Job:
Print, word for word, every line from the beginning of the listing up to and including the line with "ax.yaxis.set_label_coords(-0.075, 0.475)". Pictures are to be excluded.

++++++++

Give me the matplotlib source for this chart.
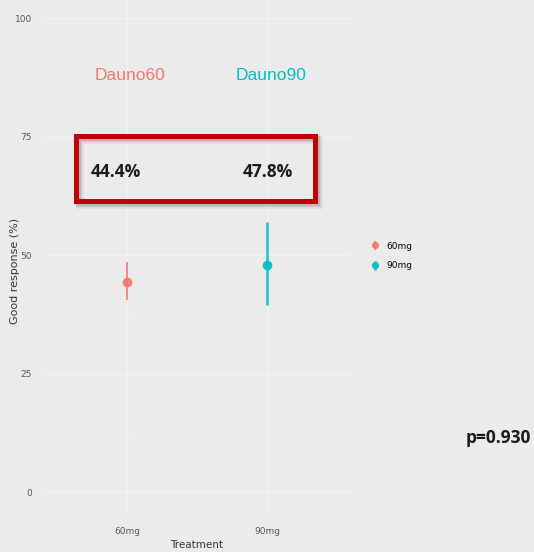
import matplotlib
matplotlib.use("Agg")
import matplotlib.pyplot as plt
from matplotlib.patches import Rectangle

# response rates by dose with their interval limits
doses = ["60mg", "90mg"]
response = [44.4, 47.8]
lower = [40.5, 39.5]
upper = [48.5, 57.0]
arm_names = ["Dauno60", "Dauno90"]
colors = ["#F8766D", "#00BFC4"]
p_value = "p=0.930"

W, H = 534, 552
fig = plt.figure(figsize=(W / 100, H / 100), dpi=100)
bg = "#ebebeb"
fig.patch.set_facecolor(bg)


def fx(px):
    return px / W


def fy(py):
    return 1 - py / H


# panel spans the discrete x range with ggplot-style padding
ax = fig.add_axes([fx(43), fy(516), fx(351) - fx(43), fy(0) - fy(516)])
ax.set_facecolor(bg)
ax.set_xlim(-0.6, 1.6)
ax.set_ylim(-5.06, 103.8)
ax.set_yticks([0, 25, 50, 75, 100])
ax.set_yticks([12.5, 37.5, 62.5, 87.5], minor=True)
ax.set_xticks(range(len(doses)))
ax.set_xticklabels(doses)
ax.grid(True, which="major", color="white", lw=1.0, alpha=0.35)
ax.grid(True, which="minor", axis="y", color="white", lw=0.5, alpha=0.35)
ax.set_axisbelow(True)
for s in ax.spines.values():
    s.set_visible(False)
ax.tick_params(which="both", length=0, labelsize=6.5, labelcolor="#555555",
               pad=8)
ax.set_xlabel("Treatment", fontsize=7.5, color="#333333", labelpad=3)
ax.set_ylabel("Good response (%)", fontsize=8, color="#333333")
ax.yaxis.set_label_coords(-0.075, 0.475)

handles = []
for i, (r, lo, hi, c) in enumerate(zip(response, lower, upper, colors)):
    h = ax.errorbar(i, r, yerr=[[r - lo], [hi - r]], fmt="o", color=c,
                    ms=6, elinewidth=[1.3, 1.8][i], capsize=0, alpha=0.9,
                    label=doses[i])
    handles.append(h)

fig.legend(handles, doses, loc="center left",
           bbox_to_anchor=(fx(362), fy(256)), frameon=False,
           fontsize=6.5, handlelength=1.0, handletextpad=0.8,
           labelspacing=1.2, markerscale=0.7)

# arm titles and percentages above the panel
for i, (name, r, c) in enumerate(zip(arm_names, response, colors)):
    fig.text(fx([130, 271][i]), fy(75), name, color=c, fontsize=12.5,
             ha="center", va="center", family="Liberation Sans")
    fig.text(fx([116, 268][i]), fy(172), f"{r}%", color="#1a1a1a",
             fontsize=12.5, fontweight="bold", ha="center", va="center",
             family="Open Sans")

# highlight box with a soft drop shadow
x0, x1, y0, y1 = 76, 315, 136, 201
for k, a in enumerate([0.18, 0.12, 0.08]):
    d = 2 + k
    fig.patches.append(Rectangle((fx(x0 + d), fy(y1 + d)), fx(x1) - fx(x0),
                                 fy(y0) - fy(y1), transform=fig.transFigure,
                                 fill=False, ec="#555555", lw=3.6 + k,
                                 alpha=a))
fig.patches.append(Rectangle((fx(x0), fy(y1)), fx(x1) - fx(x0),
                             fy(y0) - fy(y1), transform=fig.transFigure,
                             fill=False, ec="#c00000", lw=3.6))

fig.text(fx(498), fy(438), p_value, color="#1a1a1a", fontsize=12.5,
         fontweight="bold", ha="center", va="center", family="Open Sans")

fig.savefig("out.png", dpi=100, facecolor=bg)
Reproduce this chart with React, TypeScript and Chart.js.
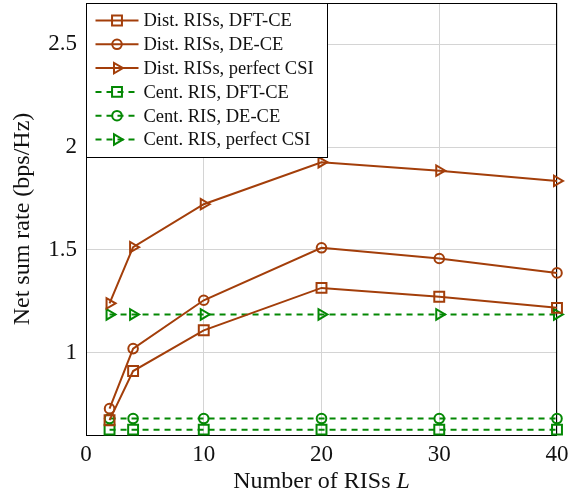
import React, { useEffect, useRef } from "react";
import { Chart, registerables } from "chart.js";

Chart.register(...registerables);

const numRIS = [2, 4, 10, 20, 30, 40];
const distDftCE = [0.672, 0.911, 1.109, 1.315, 1.272, 1.218];
const distDeCE = [0.728, 1.02, 1.255, 1.51, 1.458, 1.388];
const distPerfect = [1.24, 1.513, 1.722, 1.926, 1.885, 1.835];
const centDftCE = [0.626, 0.626, 0.626, 0.626, 0.626, 0.626];
const centDeCE = [0.68, 0.68, 0.68, 0.68, 0.68, 0.68];
const centPerfect = [1.186, 1.186, 1.186, 1.186, 1.186, 1.186];
const xTicks = [0, 10, 20, 30, 40];
const yTicks = [1, 1.5, 2, 2.5];
const yTickLabels = ["1", "1.5", "2", "2.5"];
const xTitleText = "Number of RISs ";
const xTitleSymbol = "L";

const BROWN = "rgb(163,62,10)";
const GREEN = "rgb(4,136,4)";
const SERIF = "'Liberation Serif', 'DejaVu Serif', serif";

type Style = "rect" | "circle" | "triangle";

const seriesDefs: { label: string; data: number[]; color: string; dashed: boolean; marker: Style }[] = [
  { label: "Dist. RISs, DFT-CE", data: distDftCE, color: BROWN, dashed: false, marker: "rect" },
  { label: "Dist. RISs, DE-CE", data: distDeCE, color: BROWN, dashed: false, marker: "circle" },
  { label: "Dist. RISs, perfect CSI", data: distPerfect, color: BROWN, dashed: false, marker: "triangle" },
  { label: "Cent. RIS, DFT-CE", data: centDftCE, color: GREEN, dashed: true, marker: "rect" },
  { label: "Cent. RIS, DE-CE", data: centDeCE, color: GREEN, dashed: true, marker: "circle" },
  { label: "Cent. RIS, perfect CSI", data: centPerfect, color: GREEN, dashed: true, marker: "triangle" },
];

const markerRadius = (m: Style) => (m === "rect" ? 7 : m === "circle" ? 4.8 : 6);

function drawMarker(ctx: CanvasRenderingContext2D, m: Style, x: number, y: number, color: string) {
  ctx.save();
  ctx.setLineDash([]);
  ctx.strokeStyle = color;
  ctx.lineWidth = 2;
  ctx.beginPath();
  const r = markerRadius(m);
  if (m === "rect") {
    const s = Math.SQRT1_2 * r;
    ctx.rect(x - s, y - s, 2 * s, 2 * s);
  } else if (m === "circle") {
    ctx.arc(x, y, r, 0, Math.PI * 2);
  } else {
    ctx.moveTo(x + r, y);
    ctx.lineTo(x - r / 2, y - (r * Math.sqrt(3)) / 2);
    ctx.lineTo(x - r / 2, y + (r * Math.sqrt(3)) / 2);
    ctx.closePath();
  }
  ctx.stroke();
  ctx.restore();
}

const framePlugin = {
  id: "frameAndLegend",
  beforeDatasetsDraw(chart: any) {
    const { ctx, chartArea } = chart;
    ctx.save();
    ctx.strokeStyle = "#000";
    ctx.lineWidth = 1;
    ctx.strokeRect(chartArea.left + 0.5, chartArea.top + 0.5, chartArea.right - chartArea.left - 1, chartArea.bottom - chartArea.top);
    ctx.restore();
  },
  afterDatasetsDraw(chart: any) {
    const { ctx, chartArea } = chart;
    const bx = chartArea.left + 0.5;
    const by = chartArea.top + 0.5;
    const bw = 241;
    const bh = 154;
    ctx.save();
    ctx.fillStyle = "#fff";
    ctx.fillRect(bx, by, bw, bh);
    ctx.strokeStyle = "#000";
    ctx.lineWidth = 1;
    ctx.strokeRect(bx, by, bw, bh);
    ctx.font = `18.5px ${SERIF}`;
    ctx.textBaseline = "middle";
    ctx.fillStyle = "#111";
    seriesDefs.forEach((s, i) => {
      const cy = by + 17 + i * 23.8;
      const x0 = bx + 9;
      const x1 = bx + 52;
      ctx.save();
      ctx.strokeStyle = s.color;
      ctx.lineWidth = 2;
      ctx.setLineDash(s.dashed ? [6, 5] : []);
      ctx.beginPath();
      ctx.moveTo(x0, cy);
      ctx.lineTo(x1, cy);
      ctx.stroke();
      ctx.restore();
      drawMarker(ctx, s.marker, (x0 + x1) / 2, cy, s.color);
      ctx.fillText(s.label, bx + 57, cy + 1);
    });
    ctx.restore();

    // x-axis title with italic symbol
    ctx.save();
    const normalFont = `24px ${SERIF}`;
    const italicFont = `italic 24px ${SERIF}`;
    ctx.font = normalFont;
    const w1 = ctx.measureText(xTitleText).width;
    ctx.font = italicFont;
    const w2 = ctx.measureText(xTitleSymbol).width;
    const cx = (chartArea.left + chartArea.right) / 2;
    const startX = cx - (w1 + w2) / 2;
    const ty = chartArea.bottom + 47;
    ctx.fillStyle = "#111";
    ctx.textBaseline = "middle";
    ctx.textAlign = "left";
    ctx.font = normalFont;
    ctx.fillText(xTitleText, startX, ty);
    ctx.font = italicFont;
    ctx.fillText(xTitleSymbol, startX + w1, ty);
    ctx.restore();
  },
};

export default function App() {
  const ref = useRef<HTMLCanvasElement | null>(null);
  useEffect(() => {
    document.body.style.margin = "0";
    const canvas = ref.current;
    if (!canvas) return;
    const chart = new Chart(canvas, {
      type: "line",
      data: {
        datasets: seriesDefs.map((s) => ({
          label: s.label,
          data: numRIS.map((x, i) => ({ x, y: s.data[i] })),
          borderColor: s.color,
          backgroundColor: "rgba(0,0,0,0)",
          borderWidth: 2,
          borderDash: s.dashed ? [6, 5] : [],
          pointStyle: s.marker,
          rotation: s.marker === "triangle" ? 90 : 0,
          pointRadius: markerRadius(s.marker),
          pointBorderWidth: 2,
          pointBorderColor: s.color,
          pointBackgroundColor: "rgba(0,0,0,0)",
          tension: 0,
          fill: false,
          clip: false as any,
        })),
      },
      options: {
        animation: false,
        responsive: false,
        maintainAspectRatio: false,
        layout: { autoPadding: false, padding: { top: 3, right: 20, left: 0, bottom: 0 } },
        plugins: { legend: { display: false }, tooltip: { enabled: false } },
        scales: {
          x: {
            type: "linear",
            min: 0,
            max: 40,
            afterBuildTicks: (axis: any) => {
              axis.ticks = xTicks.map((v) => ({ value: v }));
            },
            afterFit: (axis: any) => {
              axis.height = 57;
              axis.paddingLeft = 0;
              axis.paddingRight = 0;
            },
            grid: { color: "#d4d4d4", lineWidth: 1, drawTicks: false },
            border: { display: false },
            ticks: { font: { family: SERIF, size: 23 }, color: "#111", padding: 6, maxRotation: 0 },
            title: { display: false },
          },
          y: {
            type: "linear",
            min: 0.6,
            max: 2.7,
            afterBuildTicks: (axis: any) => {
              axis.ticks = yTicks.map((v) => ({ value: v }));
            },
            afterFit: (axis: any) => {
              axis.width = 86;
              axis.paddingTop = 0;
              axis.paddingBottom = 0;
            },
            grid: { color: "#d4d4d4", lineWidth: 1, drawTicks: false },
            border: { display: false },
            ticks: {
              font: { family: SERIF, size: 23 },
              color: "#111",
              padding: 9,
              callback: (v: any) => {
                const i = yTicks.indexOf(Number(v));
                return i >= 0 ? yTickLabels[i] : "";
              },
            },
            title: {
              display: true,
              text: "Net sum rate (bps/Hz)",
              font: { family: SERIF, size: 24 },
              color: "#111",
              padding: { top: 8, bottom: 0 },
            },
          },
        },
      },
      plugins: [framePlugin],
    });
    return () => chart.destroy();
  }, []);
  return <canvas ref={ref} width={577} height={492} style={{ display: "block", width: 577, height: 492 }} />;
}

++++++++

Worked answer:
Give me the matplotlib source for this chart.
import matplotlib
matplotlib.use("Agg")
import matplotlib.pyplot as plt
from matplotlib.patches import Rectangle

# response rates by dose with their interval limits
doses = ["60mg", "90mg"]
response = [44.4, 47.8]
lower = [40.5, 39.5]
upper = [48.5, 57.0]
arm_names = ["Dauno60", "Dauno90"]
colors = ["#F8766D", "#00BFC4"]
p_value = "p=0.930"

W, H = 534, 552
fig = plt.figure(figsize=(W / 100, H / 100), dpi=100)
bg = "#ebebeb"
fig.patch.set_facecolor(bg)


def fx(px):
    return px / W


def fy(py):
    return 1 - py / H


# panel spans the discrete x range with ggplot-style padding
ax = fig.add_axes([fx(43), fy(516), fx(351) - fx(43), fy(0) - fy(516)])
ax.set_facecolor(bg)
ax.set_xlim(-0.6, 1.6)
ax.set_ylim(-5.06, 103.8)
ax.set_yticks([0, 25, 50, 75, 100])
ax.set_yticks([12.5, 37.5, 62.5, 87.5], minor=True)
ax.set_xticks(range(len(doses)))
ax.set_xticklabels(doses)
ax.grid(True, which="major", color="white", lw=1.0, alpha=0.35)
ax.grid(True, which="minor", axis="y", color="white", lw=0.5, alpha=0.35)
ax.set_axisbelow(True)
for s in ax.spines.values():
    s.set_visible(False)
ax.tick_params(which="both", length=0, labelsize=6.5, labelcolor="#555555",
               pad=8)
ax.set_xlabel("Treatment", fontsize=7.5, color="#333333", labelpad=3)
ax.set_ylabel("Good response (%)", fontsize=8, color="#333333")
ax.yaxis.set_label_coords(-0.075, 0.475)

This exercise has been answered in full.